=== Task prompt ===
All of the lines below are to be transcribed faithfully, with pictures excluded from the copy.

---- Data shown

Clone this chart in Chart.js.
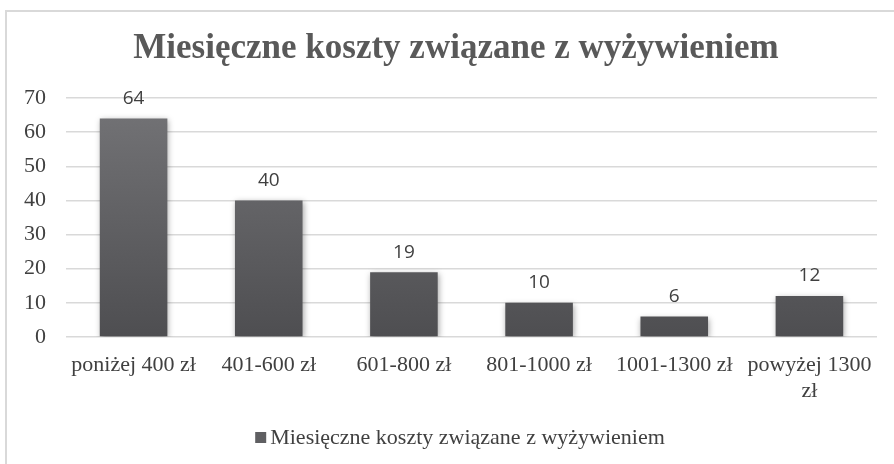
<!DOCTYPE html>
<html>
<head>
<meta charset="utf-8">
<script src="https://cdn.jsdelivr.net/npm/chart.js@4"></script>
<style>
  html, body { margin: 0; padding: 0; background: #fff; }
  #wrap { position: relative; width: 894px; height: 464px; overflow: hidden; }
  #frame {
    position: absolute; left: 5px; top: 10px; right: -10px; bottom: -10px;
    border-left: 2px solid #d9d9d9; border-top: 2px solid #d9d9d9;
  }
  canvas { position: absolute; left: 0; top: 0; }
</style>
</head>
<body>
<div id="wrap">
  <div id="frame"></div>
  <canvas id="costChart" width="894" height="464"></canvas>
</div>
<script>
  const title = "Miesięczne koszty związane z wyżywieniem";
  const categories = ["poniżej 400 zł", "401-600 zł", "601-800 zł", "801-1000 zł", "1001-1300 zł", ["powyżej 1300", "zł"]];
  const counts = [64, 40, 19, 10, 6, 12];
  const yTicks = [0, 10, 20, 30, 40, 50, 60, 70];

  const serif = "'Liberation Serif', 'DejaVu Serif', serif";
  const sans = "'Open Sans', 'Liberation Sans', sans-serif";
  const frameCenter = 458;

  // heading and legend, both centred on the outer frame rather than the plot
  const frameText = {
    id: "frameText",
    afterDraw(chart) {
      const ctx = chart.ctx;
      ctx.save();
      ctx.font = "bold 35px " + serif;
      ctx.fillStyle = "#595959";
      ctx.textAlign = "center";
      ctx.textBaseline = "alphabetic";
      ctx.fillText(title, frameCenter - 2, 58);

      const ds = chart.data.datasets[0];
      ctx.font = "22px " + serif;
      const box = 11, gap = 4;
      const w = box + gap + ctx.measureText(ds.label).width;
      const x0 = frameCenter + 2 - w / 2;
      ctx.fillStyle = "#5f5f62";
      ctx.fillRect(x0, 432, box, box);
      ctx.fillStyle = "#404040";
      ctx.textAlign = "left";
      ctx.fillText(ds.label, x0 + box + gap, 444);
      ctx.restore();
    }
  };

  // soft shadow under the bars
  const barShadow = {
    id: "barShadow",
    beforeDatasetsDraw(chart) {
      const ctx = chart.ctx;
      ctx.save();
      ctx.shadowColor = "rgba(0,0,0,0.35)";
      ctx.shadowBlur = 6;
      ctx.shadowOffsetX = 1;
      ctx.shadowOffsetY = 2;
    },
    afterDatasetsDraw(chart) {
      chart.ctx.restore();
    }
  };

  // value labels above each bar
  const valueLabels = {
    id: "valueLabels",
    afterDatasetsDraw(chart) {
      const ctx = chart.ctx;
      const meta = chart.getDatasetMeta(0);
      ctx.save();
      ctx.font = "19px " + sans;
      ctx.fillStyle = "#404040";
      ctx.textAlign = "center";
      ctx.textBaseline = "middle";
      meta.data.forEach((bar, i) => {
        ctx.fillText(String(counts[i]), bar.x, bar.y - 20);
      });
      ctx.restore();
    }
  };

  function barGradient(context) {
    const area = context.chart.chartArea;
    if (!area) return "#5f5f62";
    const g = context.chart.ctx.createLinearGradient(0, area.top, 0, area.bottom);
    g.addColorStop(0, "#747477");
    g.addColorStop(1, "#4e4e51");
    return g;
  }

  new Chart(document.getElementById("costChart"), {
    type: "bar",
    data: {
      labels: categories,
      datasets: [{
        label: title,
        data: counts,
        backgroundColor: barGradient,
        borderWidth: 0,
        barPercentage: 0.5,
        categoryPercentage: 1.0
      }]
    },
    plugins: [barShadow, valueLabels, frameText],
    options: {
      responsive: false,
      animation: false,
      layout: { padding: { left: 0, right: 17, top: 98, bottom: 47 } },
      plugins: {
        legend: { display: false },
        tooltip: { enabled: false }
      },
      scales: {
        x: {
          grid: { display: false, drawTicks: false },
          border: { display: false },
          ticks: {
            color: "#404040",
            font: { family: serif, size: 22, lineHeight: 1.15 },
            padding: 16,
            maxRotation: 0,
            autoSkip: false
          },
          afterFit: (s) => { s.height = 80; }
        },
        y: {
          min: 0,
          max: 70,
          afterBuildTicks: (s) => { s.ticks = yTicks.map(v => ({ value: v })); },
          grid: { color: "#d9d9d9", lineWidth: 1.5, drawTicks: false },
          border: { display: false },
          ticks: {
            color: "#404040",
            font: { family: serif, size: 22 },
            padding: 20
          },
          afterFit: (s) => { s.width = 66; }
        }
      }
    }
  });
</script>
</body>
</html>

--------

=== Correct answer ===
Clone this chart in Chart.js.
<!DOCTYPE html>
<html>
<head>
<meta charset="utf-8">
<script src="https://cdn.jsdelivr.net/npm/chart.js@4"></script>
<style>
  html, body { margin: 0; padding: 0; background: #fff; }
  #wrap { position: relative; width: 894px; height: 464px; overflow: hidden; }
  #frame {
    position: absolute; left: 5px; top: 10px; right: -10px; bottom: -10px;
    border-left: 2px solid #d9d9d9; border-top: 2px solid #d9d9d9;
  }
  canvas { position: absolute; left: 0; top: 0; }
</style>
</head>
<body>
<div id="wrap">
  <div id="frame"></div>
  <canvas id="costChart" width="894" height="464"></canvas>
</div>
<script>
  const title = "Miesięczne koszty związane z wyżywieniem";
  const categories = ["poniżej 400 zł", "401-600 zł", "601-800 zł", "801-1000 zł", "1001-1300 zł", ["powyżej 1300", "zł"]];
  const counts = [64, 40, 19, 10, 6, 12];
  const yTicks = [0, 10, 20, 30, 40, 50, 60, 70];

  const serif = "'Liberation Serif', 'DejaVu Serif', serif";
  const sans = "'Open Sans', 'Liberation Sans', sans-serif";
  const frameCenter = 458;

  // heading and legend, both centred on the outer frame rather than the plot
  const frameText = {
    id: "frameText",
    afterDraw(chart) {
      const ctx = chart.ctx;
      ctx.save();
      ctx.font = "bold 35px " + serif;
      ctx.fillStyle = "#595959";
      ctx.textAlign = "center";
      ctx.textBaseline = "alphabetic";
      ctx.fillText(title, frameCenter - 2, 58);

      const ds = chart.data.datasets[0];
      ctx.font = "22px " + serif;
      const box = 11, gap = 4;
      const w = box + gap + ctx.measureText(ds.label).width;
      const x0 = frameCenter + 2 - w / 2;
      ctx.fillStyle = "#5f5f62";
      ctx.fillRect(x0, 432, box, box);
      ctx.fillStyle = "#404040";
      ctx.textAlign = "left";
      ctx.fillText(ds.label, x0 + box + gap, 444);
      ctx.restore();
    }
  };

  // soft shadow under the bars
  const barShadow = {
    id: "barShadow",
    beforeDatasetsDraw(chart) {
      const ctx = chart.ctx;
      ctx.save();
      ctx.shadowColor = "rgba(0,0,0,0.35)";
      ctx.shadowBlur = 6;
      ctx.shadowOffsetX = 1;
      ctx.shadowOffsetY = 2;
    },
    afterDatasetsDraw(chart) {
      chart.ctx.restore();
    }
  };

  // value labels above each bar
  const valueLabels = {
    id: "valueLabels",
    afterDatasetsDraw(chart) {
      const ctx = chart.ctx;
      const meta = chart.getDatasetMeta(0);
      ctx.save();
      ctx.font = "19px " + sans;
      ctx.fillStyle = "#404040";
      ctx.textAlign = "center";
      ctx.textBaseline = "middle";
      meta.data.forEach((bar, i) => {
        ctx.fillText(String(counts[i]), bar.x, bar.y - 20);
      });
      ctx.restore();
    }
  };

  function barGradient(context) {
    const area = context.chart.chartArea;
    if (!area) return "#5f5f62";
    const g = context.chart.ctx.createLinearGradient(0, area.top, 0, area.bottom);
    g.addColorStop(0, "#747477");
    g.addColorStop(1, "#4e4e51");
    return g;
  }

  new Chart(document.getElementById("costChart"), {
    type: "bar",
    data: {
      labels: categories,
      datasets: [{
        label: title,
        data: counts,
        backgroundColor: barGradient,
        borderWidth: 0,
        barPercentage: 0.5,
        categoryPercentage: 1.0
      }]
    },
    plugins: [barShadow, valueLabels, frameText],
    options: {
      responsive: false,
      animation: false,
      layout: { padding: { left: 0, right: 17, top: 98, bottom: 47 } },
      plugins: {
        legend: { display: false },
        tooltip: { enabled: false }
      },
      scales: {
        x: {
          grid: { display: false, drawTicks: false },
          border: { display: false },
          ticks: {
            color: "#404040",
            font: { family: serif, size: 22, lineHeight: 1.15 },
            padding: 16,
            maxRotation: 0,
            autoSkip: false
          },
          afterFit: (s) => { s.height = 80; }
        },
        y: {
          min: 0,
          max: 70,
          afterBuildTicks: (s) => { s.ticks = yTicks.map(v => ({ value: v })); },
          grid: { color: "#d9d9d9", lineWidth: 1.5, drawTicks: false },
          border: { display: false },
          ticks: {
            color: "#404040",
            font: { family: serif, size: 22 },
            padding: 20
          },
          afterFit: (s) => { s.width = 66; }
        }
      }
    }
  });
</script>
</body>
</html>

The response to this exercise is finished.